Shavuot is celebrated many different ways in the Jewish community but there are a number of common rituals. For instance we eat meals consisting mainly of dairy products because in Exodus 3:8 it is said that the Israelites were “promised a land flowing with milk and honey”. We also read the Book of Ruth. The book describes a Moabite widow, Ruth, who follows her Israelite mother-in-law Naomi after her husband’s death. Ruth becomes a part of the Israelites all while challenging societal conventions, and caring for the sick and needy. Ultimately, Ruth becomes the ancestor to King David and his succeeding line of great biblical kings. Ruth teaches us that we must welcome the stranger, and by doing so we unlock their potential, challenge ourselves, and ultimately make the collective “us” stronger.

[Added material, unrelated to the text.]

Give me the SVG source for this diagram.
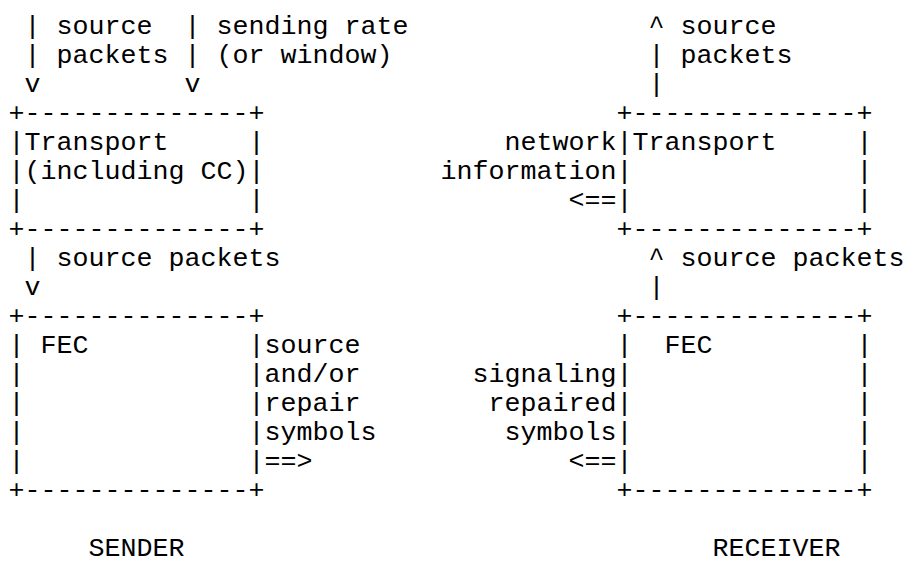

As Muslims begin the holiest month of the year we know that most non-Muslims simply know Ramadan as the time of fasting, but it is much more than that. It is also a time for us to pause our busy lives, strengthen our faith, and grow spiritually. Ramadan is an opportunity for Muslims to reconnect with their religion and communities. This month mosques will open their doors for communal break fasts called Iftars. The Muslim Alliance of Indiana is co-sponsoring an Iftaar for the Homeless regardless of faith, and we will sit together in interfaith harmony with all Hoosiers.
The recent tragic event in Portland, Oregon, demonstrates once again how important it is for all Americans to take a stand against hate and come together in a spirit of mutual understanding and national unity. The organized faith community, those of faith, those of a spiritual nature, and certainly those without any of the above must be at the forefront of this conversation. We have dedicated our professional lives to this endeavor, we’re looking forward to working together to reach new audiences, drive new discussions, and bring in new voices to educate, to foster understanding, and to challenge preconceived notions and misconceptions.